DATA PROVIDED —
____

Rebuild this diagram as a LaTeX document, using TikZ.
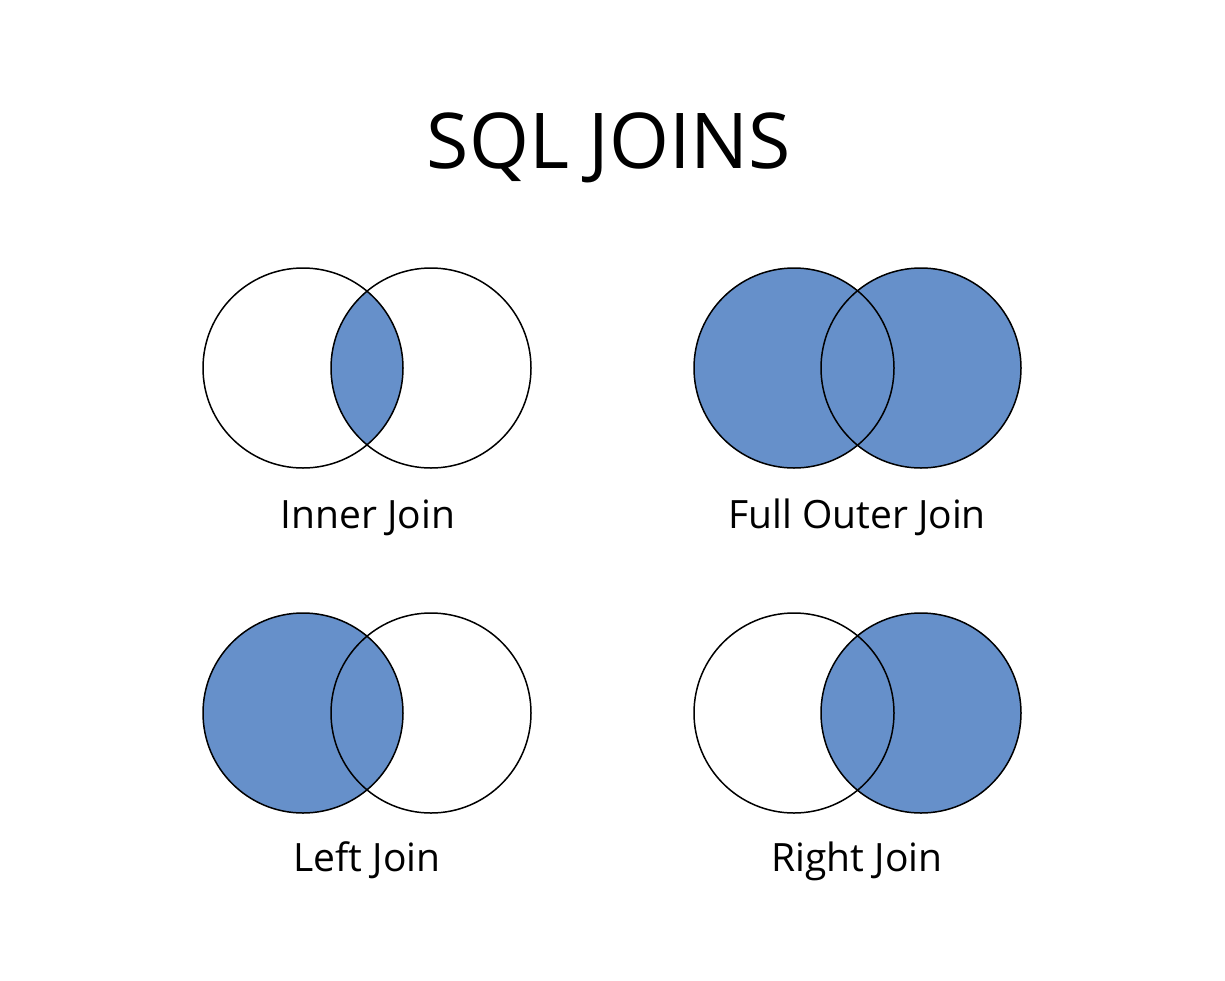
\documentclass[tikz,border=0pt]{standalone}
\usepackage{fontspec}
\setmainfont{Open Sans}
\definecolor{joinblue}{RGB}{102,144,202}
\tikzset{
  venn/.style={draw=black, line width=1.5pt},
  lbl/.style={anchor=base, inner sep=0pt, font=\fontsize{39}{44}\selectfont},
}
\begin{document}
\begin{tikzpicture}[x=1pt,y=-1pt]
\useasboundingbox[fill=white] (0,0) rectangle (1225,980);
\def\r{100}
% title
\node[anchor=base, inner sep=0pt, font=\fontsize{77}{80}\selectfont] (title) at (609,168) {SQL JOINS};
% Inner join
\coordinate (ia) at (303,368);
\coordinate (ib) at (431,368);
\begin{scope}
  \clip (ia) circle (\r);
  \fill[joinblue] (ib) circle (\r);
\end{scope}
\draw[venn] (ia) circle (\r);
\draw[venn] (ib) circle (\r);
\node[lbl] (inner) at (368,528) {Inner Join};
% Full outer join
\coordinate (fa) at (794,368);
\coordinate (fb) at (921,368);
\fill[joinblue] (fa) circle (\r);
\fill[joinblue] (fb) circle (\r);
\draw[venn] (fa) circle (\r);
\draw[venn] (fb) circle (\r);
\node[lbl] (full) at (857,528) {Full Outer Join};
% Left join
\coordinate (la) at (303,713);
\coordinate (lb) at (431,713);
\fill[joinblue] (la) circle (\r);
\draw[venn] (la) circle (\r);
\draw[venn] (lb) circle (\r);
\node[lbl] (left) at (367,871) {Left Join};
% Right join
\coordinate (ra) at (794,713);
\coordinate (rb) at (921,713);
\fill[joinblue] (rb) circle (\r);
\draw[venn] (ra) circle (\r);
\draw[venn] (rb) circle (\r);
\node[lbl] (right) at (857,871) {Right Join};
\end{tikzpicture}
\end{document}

____

WHAT YOU HAVE TO DO — Reproduce the whole listing exactly, but not the images in it.

FULL SOLUTION —
Rebuild this diagram as a LaTeX document, using TikZ.
\documentclass[tikz,border=0pt]{standalone}
\usepackage{fontspec}
\setmainfont{Open Sans}
\definecolor{joinblue}{RGB}{102,144,202}
\tikzset{
  venn/.style={draw=black, line width=1.5pt},
  lbl/.style={anchor=base, inner sep=0pt, font=\fontsize{39}{44}\selectfont},
}
\begin{document}
\begin{tikzpicture}[x=1pt,y=-1pt]
\useasboundingbox[fill=white] (0,0) rectangle (1225,980);
\def\r{100}
% title
\node[anchor=base, inner sep=0pt, font=\fontsize{77}{80}\selectfont] (title) at (609,168) {SQL JOINS};
% Inner join
\coordinate (ia) at (303,368);
\coordinate (ib) at (431,368);
\begin{scope}
  \clip (ia) circle (\r);
  \fill[joinblue] (ib) circle (\r);
\end{scope}
\draw[venn] (ia) circle (\r);
\draw[venn] (ib) circle (\r);
\node[lbl] (inner) at (368,528) {Inner Join};
% Full outer join
\coordinate (fa) at (794,368);
\coordinate (fb) at (921,368);
\fill[joinblue] (fa) circle (\r);
\fill[joinblue] (fb) circle (\r);
\draw[venn] (fa) circle (\r);
\draw[venn] (fb) circle (\r);
\node[lbl] (full) at (857,528) {Full Outer Join};
% Left join
\coordinate (la) at (303,713);
\coordinate (lb) at (431,713);
\fill[joinblue] (la) circle (\r);
\draw[venn] (la) circle (\r);
\draw[venn] (lb) circle (\r);
\node[lbl] (left) at (367,871) {Left Join};
% Right join
\coordinate (ra) at (794,713);
\coordinate (rb) at (921,713);
\fill[joinblue] (rb) circle (\r);
\draw[venn] (ra) circle (\r);
\draw[venn] (rb) circle (\r);
\node[lbl] (right) at (857,871) {Right Join};
\end{tikzpicture}
\end{document}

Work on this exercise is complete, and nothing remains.